Quote the listing in full, exactly as given, minus any pictures.

[Collected material]
□ □ □ □ □ □ □

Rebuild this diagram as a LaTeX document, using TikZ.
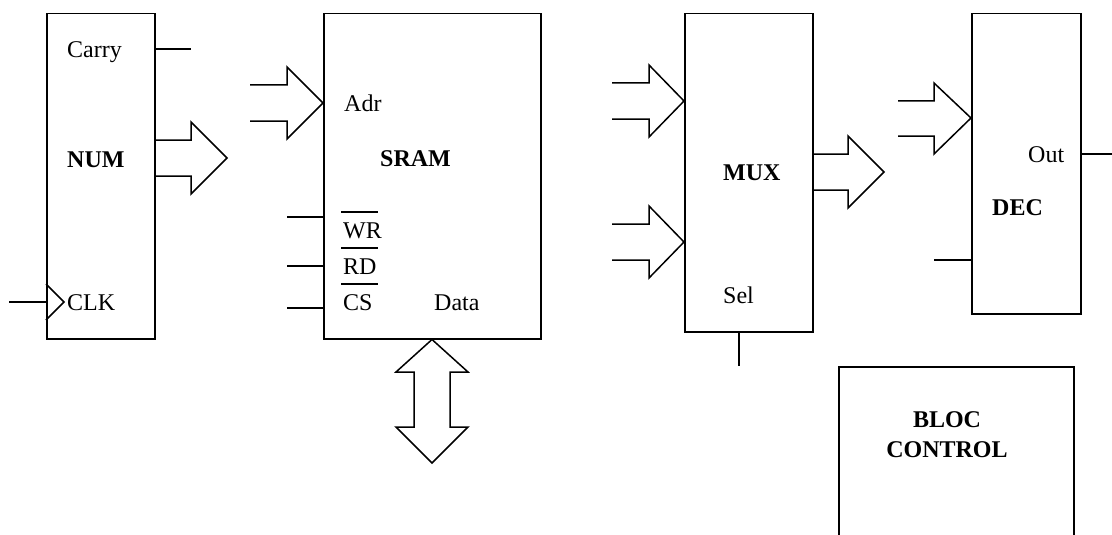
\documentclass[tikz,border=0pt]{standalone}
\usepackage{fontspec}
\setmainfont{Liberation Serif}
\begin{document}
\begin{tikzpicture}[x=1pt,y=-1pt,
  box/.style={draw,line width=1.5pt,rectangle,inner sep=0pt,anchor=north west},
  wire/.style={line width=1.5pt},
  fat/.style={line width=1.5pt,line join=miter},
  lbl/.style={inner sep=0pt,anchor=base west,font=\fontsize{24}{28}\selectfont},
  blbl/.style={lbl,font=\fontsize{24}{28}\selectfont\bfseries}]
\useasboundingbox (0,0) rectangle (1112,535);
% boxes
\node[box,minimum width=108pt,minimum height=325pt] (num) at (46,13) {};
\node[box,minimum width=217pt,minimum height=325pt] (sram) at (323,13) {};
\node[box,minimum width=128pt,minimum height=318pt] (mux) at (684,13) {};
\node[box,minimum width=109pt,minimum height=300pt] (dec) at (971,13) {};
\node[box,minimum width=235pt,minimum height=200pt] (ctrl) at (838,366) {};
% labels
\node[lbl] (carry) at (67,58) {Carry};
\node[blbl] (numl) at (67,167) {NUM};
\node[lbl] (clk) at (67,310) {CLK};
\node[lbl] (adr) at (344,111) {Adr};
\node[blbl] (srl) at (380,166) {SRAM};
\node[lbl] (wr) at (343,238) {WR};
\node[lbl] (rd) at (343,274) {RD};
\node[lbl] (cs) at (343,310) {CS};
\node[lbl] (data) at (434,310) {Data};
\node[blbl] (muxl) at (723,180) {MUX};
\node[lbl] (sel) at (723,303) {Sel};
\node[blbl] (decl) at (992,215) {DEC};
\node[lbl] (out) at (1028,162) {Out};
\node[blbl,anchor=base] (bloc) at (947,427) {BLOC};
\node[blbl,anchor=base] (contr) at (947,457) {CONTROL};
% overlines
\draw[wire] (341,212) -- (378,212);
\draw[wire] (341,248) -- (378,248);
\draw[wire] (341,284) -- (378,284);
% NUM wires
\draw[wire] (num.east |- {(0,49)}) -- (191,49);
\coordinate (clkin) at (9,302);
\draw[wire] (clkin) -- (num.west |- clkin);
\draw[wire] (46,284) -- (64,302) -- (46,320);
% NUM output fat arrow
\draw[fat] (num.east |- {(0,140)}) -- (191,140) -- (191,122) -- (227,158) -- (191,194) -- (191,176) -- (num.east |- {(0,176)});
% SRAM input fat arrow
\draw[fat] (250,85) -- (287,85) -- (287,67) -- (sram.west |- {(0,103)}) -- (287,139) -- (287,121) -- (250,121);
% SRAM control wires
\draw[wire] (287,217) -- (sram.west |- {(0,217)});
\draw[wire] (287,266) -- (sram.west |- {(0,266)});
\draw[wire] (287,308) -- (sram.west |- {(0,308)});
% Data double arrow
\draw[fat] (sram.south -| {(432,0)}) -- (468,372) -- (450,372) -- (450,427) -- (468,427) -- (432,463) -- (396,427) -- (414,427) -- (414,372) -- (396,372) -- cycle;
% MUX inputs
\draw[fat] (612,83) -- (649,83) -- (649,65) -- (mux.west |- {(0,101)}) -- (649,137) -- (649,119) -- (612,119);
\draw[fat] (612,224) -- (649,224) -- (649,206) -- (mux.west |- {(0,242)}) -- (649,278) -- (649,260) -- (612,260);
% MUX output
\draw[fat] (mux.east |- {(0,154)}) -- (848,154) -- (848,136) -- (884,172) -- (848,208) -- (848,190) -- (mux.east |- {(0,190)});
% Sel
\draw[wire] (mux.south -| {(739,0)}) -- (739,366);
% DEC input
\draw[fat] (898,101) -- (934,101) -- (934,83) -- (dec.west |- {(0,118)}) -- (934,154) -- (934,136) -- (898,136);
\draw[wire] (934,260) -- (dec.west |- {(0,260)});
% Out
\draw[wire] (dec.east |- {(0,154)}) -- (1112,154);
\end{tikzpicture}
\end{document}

□ □ □ □ □ □ □

[Complete answer]
Rebuild this diagram as a LaTeX document, using TikZ.
\documentclass[tikz,border=0pt]{standalone}
\usepackage{fontspec}
\setmainfont{Liberation Serif}
\begin{document}
\begin{tikzpicture}[x=1pt,y=-1pt,
  box/.style={draw,line width=1.5pt,rectangle,inner sep=0pt,anchor=north west},
  wire/.style={line width=1.5pt},
  fat/.style={line width=1.5pt,line join=miter},
  lbl/.style={inner sep=0pt,anchor=base west,font=\fontsize{24}{28}\selectfont},
  blbl/.style={lbl,font=\fontsize{24}{28}\selectfont\bfseries}]
\useasboundingbox (0,0) rectangle (1112,535);
% boxes
\node[box,minimum width=108pt,minimum height=325pt] (num) at (46,13) {};
\node[box,minimum width=217pt,minimum height=325pt] (sram) at (323,13) {};
\node[box,minimum width=128pt,minimum height=318pt] (mux) at (684,13) {};
\node[box,minimum width=109pt,minimum height=300pt] (dec) at (971,13) {};
\node[box,minimum width=235pt,minimum height=200pt] (ctrl) at (838,366) {};
% labels
\node[lbl] (carry) at (67,58) {Carry};
\node[blbl] (numl) at (67,167) {NUM};
\node[lbl] (clk) at (67,310) {CLK};
\node[lbl] (adr) at (344,111) {Adr};
\node[blbl] (srl) at (380,166) {SRAM};
\node[lbl] (wr) at (343,238) {WR};
\node[lbl] (rd) at (343,274) {RD};
\node[lbl] (cs) at (343,310) {CS};
\node[lbl] (data) at (434,310) {Data};
\node[blbl] (muxl) at (723,180) {MUX};
\node[lbl] (sel) at (723,303) {Sel};
\node[blbl] (decl) at (992,215) {DEC};
\node[lbl] (out) at (1028,162) {Out};
\node[blbl,anchor=base] (bloc) at (947,427) {BLOC};
\node[blbl,anchor=base] (contr) at (947,457) {CONTROL};
% overlines
\draw[wire] (341,212) -- (378,212);
\draw[wire] (341,248) -- (378,248);
\draw[wire] (341,284) -- (378,284);
% NUM wires
\draw[wire] (num.east |- {(0,49)}) -- (191,49);
\coordinate (clkin) at (9,302);
\draw[wire] (clkin) -- (num.west |- clkin);
\draw[wire] (46,284) -- (64,302) -- (46,320);
% NUM output fat arrow
\draw[fat] (num.east |- {(0,140)}) -- (191,140) -- (191,122) -- (227,158) -- (191,194) -- (191,176) -- (num.east |- {(0,176)});
% SRAM input fat arrow
\draw[fat] (250,85) -- (287,85) -- (287,67) -- (sram.west |- {(0,103)}) -- (287,139) -- (287,121) -- (250,121);
% SRAM control wires
\draw[wire] (287,217) -- (sram.west |- {(0,217)});
\draw[wire] (287,266) -- (sram.west |- {(0,266)});
\draw[wire] (287,308) -- (sram.west |- {(0,308)});
% Data double arrow
\draw[fat] (sram.south -| {(432,0)}) -- (468,372) -- (450,372) -- (450,427) -- (468,427) -- (432,463) -- (396,427) -- (414,427) -- (414,372) -- (396,372) -- cycle;
% MUX inputs
\draw[fat] (612,83) -- (649,83) -- (649,65) -- (mux.west |- {(0,101)}) -- (649,137) -- (649,119) -- (612,119);
\draw[fat] (612,224) -- (649,224) -- (649,206) -- (mux.west |- {(0,242)}) -- (649,278) -- (649,260) -- (612,260);
% MUX output
\draw[fat] (mux.east |- {(0,154)}) -- (848,154) -- (848,136) -- (884,172) -- (848,208) -- (848,190) -- (mux.east |- {(0,190)});
% Sel
\draw[wire] (mux.south -| {(739,0)}) -- (739,366);
% DEC input
\draw[fat] (898,101) -- (934,101) -- (934,83) -- (dec.west |- {(0,118)}) -- (934,154) -- (934,136) -- (898,136);
\draw[wire] (934,260) -- (dec.west |- {(0,260)});
% Out
\draw[wire] (dec.east |- {(0,154)}) -- (1112,154);
\end{tikzpicture}
\end{document}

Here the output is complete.